Black pepper tofu
Serves 4
INGREDIENTS
375g firm tofu
sunflower oil for frying
cornstarch to dust the tofu
50g butter/olive oil
12 small shallots (approx. 350g in total), thinly sliced
1/2-1 fresh red chilli (a mild one), thinly sliced
6 garlic cloves, crushed
1 thumb-sized fresh ginger
3 tbsp sweet soy sauce ( ketchup manis )
7 tbsp soy sauce
1 teaspoon coarsely crushed black peppercorns (use a mortar and pestle or a spice grinder)
4 thin green onions
steamed rice or noodles
METHOD
1. Start with the tofu. Pour enough oil into a large frying pan or wok to come to 5mm up the sides and heat. Cut the tofu into large cubes, about 2x2cm. Toss them in some cornstarch (about 4 tablespoons) and shake off the excess, then add the tofu cubes to the hot oil. Fry, turning them around as you go until they are golden all over and have a thin crust. As they are cooked, transfer them onto paper towels.

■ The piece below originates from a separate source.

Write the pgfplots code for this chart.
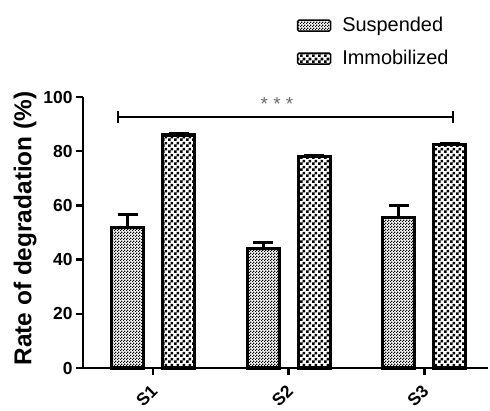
\documentclass[border=0pt]{standalone}
\usepackage{fontspec}
\setmainfont{Liberation Sans}
\usepackage{pgfplots}
\pgfplotsset{compat=1.18}
\usetikzlibrary{patterns}
\pgfdeclarepatternformonly{finechecker}{\pgfpointorigin}{\pgfpoint{3bp}{3bp}}{\pgfpoint{3bp}{3bp}}{%
  \pgfpathrectangle{\pgfpointorigin}{\pgfpoint{1.5bp}{1.5bp}}%
  \pgfpathrectangle{\pgfpoint{1.5bp}{1.5bp}}{\pgfpoint{1.5bp}{1.5bp}}%
  \pgfusepath{fill}}
\pgfdeclarepatternformonly{coarsechecker}{\pgfpointorigin}{\pgfpoint{6bp}{6bp}}{\pgfpoint{6bp}{6bp}}{%
  \pgfpathrectangle{\pgfpointorigin}{\pgfpoint{3bp}{3bp}}%
  \pgfpathrectangle{\pgfpoint{3bp}{3bp}}{\pgfpoint{3bp}{3bp}}%
  \pgfusepath{fill}}
\pgfplotsset{mylegend/.style={legend image code/.code={%
  \draw[##1, line width=1.5bp, rounded corners=1.5bp] (0bp,-6bp) rectangle (33bp,5bp);}}}
\begin{document}
\begin{tikzpicture}
\useasboundingbox (-83bp,-43bp) rectangle (407bp,368bp);
\begin{axis}[
  at={(0,0)}, anchor=south west,
  scale only axis, width=405bp, height=271bp,
  xmin=0.483, xmax=3.47, ymin=0, ymax=100,
  axis x line=bottom, axis y line=left,
  axis line style={line width=2.5bp, -},
  xtick={1,2,3}, xticklabels={S1,S2,S3},
  ytick={0,20,40,60,80,100},
  tick style={line width=2.5bp, black},
  tick align=outside, major tick length=7bp,
  tick label style={font=\fontsize{17.5}{20}\selectfont\bfseries},
  /pgf/number format/assume math mode=true,
  xticklabel style={xshift=3.7bp, yshift=-10.6bp, rotate=45, anchor=east},
  ylabel={Rate of degradation (\%)},
  ylabel style={font=\fontsize{24.5}{28}\selectfont\bfseries, at={(axis description cs:-0.143,0.515)}, anchor=center},
  ybar, bar width=0.236,
  clip=false,
  legend style={draw=none, fill=none, at={(axis description cs:0.52,1.31)}, anchor=north west,
    font=\fontsize{20}{24}\selectfont, row sep=13bp, legend cell align=left,
    /tikz/every odd column/.append style={column sep=9bp}},
  error bars/y dir=plus, error bars/y explicit,
  error bars/error bar style={line width=2.8bp, black},
  error bars/error mark options={rotate=90, mark size=10bp, line width=2.8bp, black},
]
\addplot[bar shift=0pt, draw=black, line width=3.3bp, pattern=finechecker, pattern color=black, mylegend]
  coordinates {(0.812,51.8) +- (0,4.8) (1.812,44.2) +- (0,2.0) (2.812,55.5) +- (0,4.6)};
\addlegendentry{Suspended}
\addplot[bar shift=0pt, draw=black, line width=3.3bp, pattern=coarsechecker, pattern color=black, mylegend]
  coordinates {(1.188,86.0) +- (0,0.4) (2.188,78.0) +- (0,0.4) (3.188,82.5) +- (0,0.4)};
\addlegendentry{Immobilized}
\draw[line width=1.8bp] (axis cs:0.742,92.6) -- (axis cs:3.214,92.6);
\draw[line width=1.8bp] (axis cs:0.742,90.4) -- (axis cs:0.742,94.8);
\draw[line width=1.8bp] (axis cs:3.214,90.4) -- (axis cs:3.214,94.8);
\node[text=gray!85!black, font=\fontsize{19}{22}\selectfont] at (axis cs:1.914,97.6) {* * *};
\end{axis}
\end{tikzpicture}
\end{document}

2. Remove the oil and any sediment from the pan, then put the butter inside and melt it. Add the shallots, chiles, garlic and ginger. Sauté on low to medium heat for about 15 minutes, stirring occasionally, until the ingredients have turned shiny and are totally soft.
3. Next, add the soy sauce, ketchup manis, and the crushed black pepper. Add the tofu to warm it up in the sauce for about a minute. Finally, stir in the green onions. Serve hot, with steamed rice or noodles.